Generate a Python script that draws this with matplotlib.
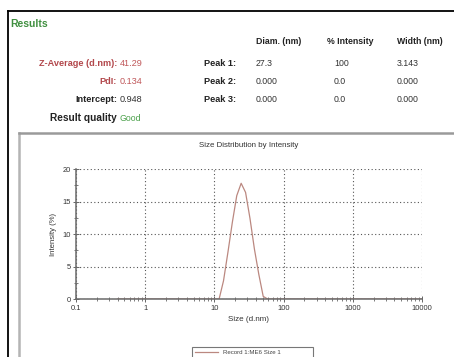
import matplotlib
matplotlib.use("Agg")
import matplotlib.pyplot as plt
from matplotlib.lines import Line2D
from matplotlib.ticker import FixedLocator, NullFormatter

plt.rcParams['font.family'] = ['Liberation Sans', 'DejaVu Sans']

# Summary results
summary_labels = ["Z-Average (d.nm):", "PdI:", "Intercept:"]
summary_values = ["41.29", "0.134", "0.948"]
peak_names = ["Peak 1:", "Peak 2:", "Peak 3:"]
peak_diam = ["27.3", "0.000", "0.000"]
peak_intensity = ["100", "0.0", "0.0"]
peak_width = ["3.143", "0.000", "0.000"]
quality = "Good"

# Size distribution by intensity (instrument size classes, nm / %)
size_nm = [0.3999, 0.4632, 0.5365, 0.6213, 0.7195, 0.8332, 0.9649, 1.117, 1.294, 1.499,
           1.736, 2.010, 2.328, 2.696, 3.122, 3.615, 4.187, 4.849, 5.615, 6.503,
           7.531, 8.721, 10.10, 11.70, 13.54, 15.69, 18.17, 21.04, 24.36, 28.21,
           32.67, 37.84, 43.82, 50.75, 58.77, 68.06, 78.82, 91.28, 105.7, 122.4,
           141.8, 164.2, 190.1, 220.2, 255.0, 295.3, 342.0, 396.1, 458.7, 531.2,
           615.1, 712.4, 825.0, 955.4, 1106, 1281, 1484, 1718, 1990, 2305,
           2669, 3091, 3580, 4145, 4801, 5560, 6439, 7456, 8635, 10000]
intensity = [0, 0, 0, 0, 0, 0, 0, 0, 0, 0,
             0, 0, 0, 0, 0, 0, 0, 0, 0, 0,
             0, 0, 0, 0, 2.8, 7.2, 11.8, 15.9, 17.8, 16.4,
             12.4, 7.7, 3.8, 0.4, 0, 0, 0, 0, 0, 0,
             0, 0, 0, 0, 0, 0, 0, 0, 0, 0,
             0, 0, 0, 0, 0, 0, 0, 0, 0, 0,
             0, 0, 0, 0, 0, 0, 0, 0, 0, 0]
xticks = [0.1, 1, 10, 100, 1000, 10000]
xtick_labels = ["0.1", "1", "10", "100", "1000", "10000"]
yticks = [0, 5, 10, 15, 20]
record_label = "Record 1:ME6 Size 1"

W, H = 454, 357
fig = plt.figure(figsize=(W / 100, H / 100), dpi=100)
fig.patch.set_facecolor("white")


def px(x, y):
    return x / W, 1 - y / H


red = "#b2474b"
red_val = "#c0585a"
green = "#3f8f3f"

# frames
fig.add_artist(Line2D([8 / W, 8 / W], [1 - 11 / H, 0], color="black", lw=1.3,
                      transform=fig.transFigure))
fig.add_artist(Line2D([8 / W, 1], [1 - 11 / H, 1 - 11 / H], color="black", lw=1.3,
                      transform=fig.transFigure))
fig.add_artist(Line2D([19 / W, 19 / W], [1 - 133 / H, 0], color="#b4b4b4", lw=1.8,
                      transform=fig.transFigure))
fig.add_artist(Line2D([19 / W, 1], [1 - 133 / H, 1 - 133 / H], color="#9a9a9a", lw=1.8,
                      transform=fig.transFigure))

# results header
fig.text(*px(10, 24), "Results", color=green, fontsize=7.5, fontweight="bold", va="center")
for x, head in [(256, "Diam. (nm)"), (327, "% Intensity"), (397, "Width (nm)")]:
    fig.text(*px(x, 42), head, fontsize=6.3, fontweight="bold", color="#222222", va="center")

rows_y = [63, 81, 99]
for i, (lab, val) in enumerate(zip(summary_labels, summary_values)):
    col = red if i < 2 else "#222222"
    vcol = red_val if i < 2 else "#333333"
    fig.text(*px(117, rows_y[i]), lab, color=col, fontsize=6.6, fontweight="bold",
             ha="right", va="center")
    fig.text(*px(120, rows_y[i] + 1), val, color=vcol, fontsize=6.6, va="center")
fig.text(*px(117, 118), "Result quality", color="#222222", fontsize=7.3,
         fontweight="bold", ha="right", va="center")
fig.text(*px(120, 119), quality, color="#4aa04a", fontsize=6.3, va="center")

for i in range(3):
    y = rows_y[i]
    fig.text(*px(236, y), peak_names[i], fontsize=6.6, fontweight="bold",
             color="#222222", ha="right", va="center")
    fig.text(*px(256, y + 1), peak_diam[i], fontsize=6.3, color="#333333", va="center")
    fig.text(*px(334, y), peak_intensity[i], fontsize=6.3, color="#333333", va="center")
    fig.text(*px(397, y + 1), peak_width[i], fontsize=6.3, color="#333333", va="center")

# distribution plot
ax = fig.add_axes([76 / W, 1 - 299 / H, 346 / W, 130 / H])
ax.plot(size_nm, intensity, color="#bb8880", lw=0.9, label=record_label, zorder=2)
ax.set_xscale("log")
ax.set_xlim(0.1, 10000)
ax.set_ylim(0, 20)
ax.xaxis.set_major_locator(FixedLocator(xticks))
ax.set_xticklabels(xtick_labels)
ax.xaxis.set_minor_formatter(NullFormatter())
ax.set_yticks(yticks)
ax.yaxis.set_minor_locator(FixedLocator([2.5, 7.5, 12.5, 17.5]))
ax.grid(True, which="major", color="#555555", linestyle=(0, (1, 2.2)), lw=0.8)
for s in ["top", "right"]:
    ax.spines[s].set_visible(False)
for s in ["left", "bottom"]:
    ax.spines[s].set_color("#6a6a6a")
    ax.spines[s].set_linewidth(1.1)
    ax.spines[s].set_zorder(3)
ax.tick_params(which="major", direction="inout", length=4, width=0.7, color="#666666",
               labelsize=5.4, labelcolor="#333333", pad=2)
ax.tick_params(which="minor", direction="inout", length=3, width=0.6, color="#666666")
ax.set_xlabel("Size (d.nm)", fontsize=5.8, color="#333333", labelpad=3)
ax.set_ylabel("Intensity (%)", fontsize=5.6, color="#333333")
ax.yaxis.set_label_coords((57 - 76) / 346, 0.5)
ax.set_title("Size Distribution by Intensity", fontsize=5.7, color="#333333", pad=16)

leg = ax.legend(loc="upper left", bbox_to_anchor=(192 / W, 1 - 347 / H, 121 / W, 0),
                bbox_transform=fig.transFigure, mode="expand", fontsize=4.4,
                handlelength=3.8, handletextpad=0.8, borderpad=0.5, borderaxespad=0,
                fancybox=False, framealpha=1)
leg.get_frame().set_edgecolor("#777777")
leg.get_frame().set_linewidth(0.8)
for t in leg.get_texts():
    t.set_color("#444444")

fig.savefig("out.png", dpi=100)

————

Identify every line holding the word "matplotlib" and copy it out.

Generate a Python script that draws this with matplotlib.
import matplotlib
matplotlib.use("Agg")
import matplotlib.pyplot as plt
from matplotlib.lines import Line2D
from matplotlib.ticker import FixedLocator, NullFormatter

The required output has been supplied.